SUPERCOP now reports the number of bytes obtained from randombytes, and the number of calls to randombytes, allowing reasonably accurate extrapolations of the impact of changes in the performance of randombytes.

How NIST currently handles randomness and known-answer tests

The NIST API puts three unfortunate restrictions on how implementations use randombytes.

First: NIST requires implementations to provide not merely keygenerate and encapsulate and decapsulate (i.e., keypair and enc and dec), but also a deterministic keygenerate_KAT and a deterministic encapsulate_KAT. These deterministic functions take as extra input a limited-size seed (24, 32, or 40 bytes, depending on the security level), and are required to deterministically expand this seed into whatever number of bytes they actually need.

The rsa2048 example illustrates how annoying this would be. Consider, for example, the rejection-sampling loop in encryption, used to generate a uniform random integer m below the public key n:

   do {
     randombytes(mstr,NBYTES);
     m = gmpxx_import(mstr,NBYTES);
   } while (m >= n);

This randombytes call has to be replaced: mstr has to be produced in some specified way from the seed provided as encapsulate_KAT input. There has to be some sort of state initialized from the seed, modified each time through the loop, and used to generate mstr.

The situation is even worse for key generation: randombytes is naturally called inside randomprime, so the state needs to be passed from the key-generation function to randomprime. This means more arguments to the randomprime function (including a return mechanism for the updated state); or, alternatively, putting the state into a global variable, which is okay for benchmarking but pointlessly separates benchmarking from production.

Why is this randomness-state-management effort being imposed upon every implementor instead of being done once inside the implementation of randombytes?
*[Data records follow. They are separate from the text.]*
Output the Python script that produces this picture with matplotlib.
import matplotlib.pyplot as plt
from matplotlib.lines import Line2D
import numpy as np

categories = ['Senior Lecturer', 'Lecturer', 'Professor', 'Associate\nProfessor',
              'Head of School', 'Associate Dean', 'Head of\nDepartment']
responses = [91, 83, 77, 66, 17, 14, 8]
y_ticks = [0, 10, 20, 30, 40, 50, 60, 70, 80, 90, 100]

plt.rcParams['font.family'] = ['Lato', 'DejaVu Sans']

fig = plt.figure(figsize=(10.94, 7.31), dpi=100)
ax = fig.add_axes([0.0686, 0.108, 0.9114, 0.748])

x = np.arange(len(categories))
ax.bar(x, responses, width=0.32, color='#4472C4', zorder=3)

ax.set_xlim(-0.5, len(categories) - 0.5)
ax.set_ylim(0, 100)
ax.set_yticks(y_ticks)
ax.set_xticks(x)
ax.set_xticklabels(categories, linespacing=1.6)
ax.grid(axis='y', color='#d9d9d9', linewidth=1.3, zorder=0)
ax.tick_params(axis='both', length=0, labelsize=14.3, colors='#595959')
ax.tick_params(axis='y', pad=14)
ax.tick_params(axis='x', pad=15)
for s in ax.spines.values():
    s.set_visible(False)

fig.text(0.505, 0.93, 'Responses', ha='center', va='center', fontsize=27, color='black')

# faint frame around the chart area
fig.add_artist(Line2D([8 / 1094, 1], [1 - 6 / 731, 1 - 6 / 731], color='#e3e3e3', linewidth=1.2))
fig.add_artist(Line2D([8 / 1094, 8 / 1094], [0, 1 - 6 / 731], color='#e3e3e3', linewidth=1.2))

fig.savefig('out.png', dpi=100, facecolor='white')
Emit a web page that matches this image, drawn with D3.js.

Why should public-key people have to worry about randomness-generation details?

Second: NIST requires the deterministic expansion to use a NIST-approved DRBG (unless the submitter can explain why a NIST-approved DRBG wouldn't be "suitable"). This makes the submitter's job even more complicated: NIST's DRBGs are not particularly easy to understand or implement.

For comparison, if submitters simply call randombytes whenever they need randomness, then using a NIST-approved DRBG to generate randomness boils down to one person implementing the DRBG and providing it as randombytes. This is much better software engineering than having every submitter reimplement the DRBG.

Third: Are you thinking that it will at least be possible to submit keygenerate and encapsulate functions that simply call randombytes, so that readers can skip the bloated keygenerate_KAT and encapsulate_KAT?

Nope. NIST requires the non-deterministic keygenerate and encapsulate to limit their use of randombytes, generating only the same limited-size seed used by the KAT calls. So a simple implementation isn't possible: the submitter can't do better than having keygenerate and encapsulate call keygenerate_KAT and encapsulate_KAT respectively.

(You can and should provide simpler keypair and enc and dec functions for SUPERCOP, using randombytes for randomness.)

Recommendation to NIST: Change the NIST API to allow randombytes to be called as often as desired. Explicitly say that randombytes should be used whenever the specification calls for randomness. Rename keygenerate and encapsulate and decapsulate as keypair and enc and dec (but don't do this if you're still insisting on incompatibilities in the randomness semantics!). Scrap the extra KAT calls: they're a big step backwards from SUPERCOP's automatic known-answer tests.


Version: This is version 2017.07.19 of the 20170719-pqbench.html web page.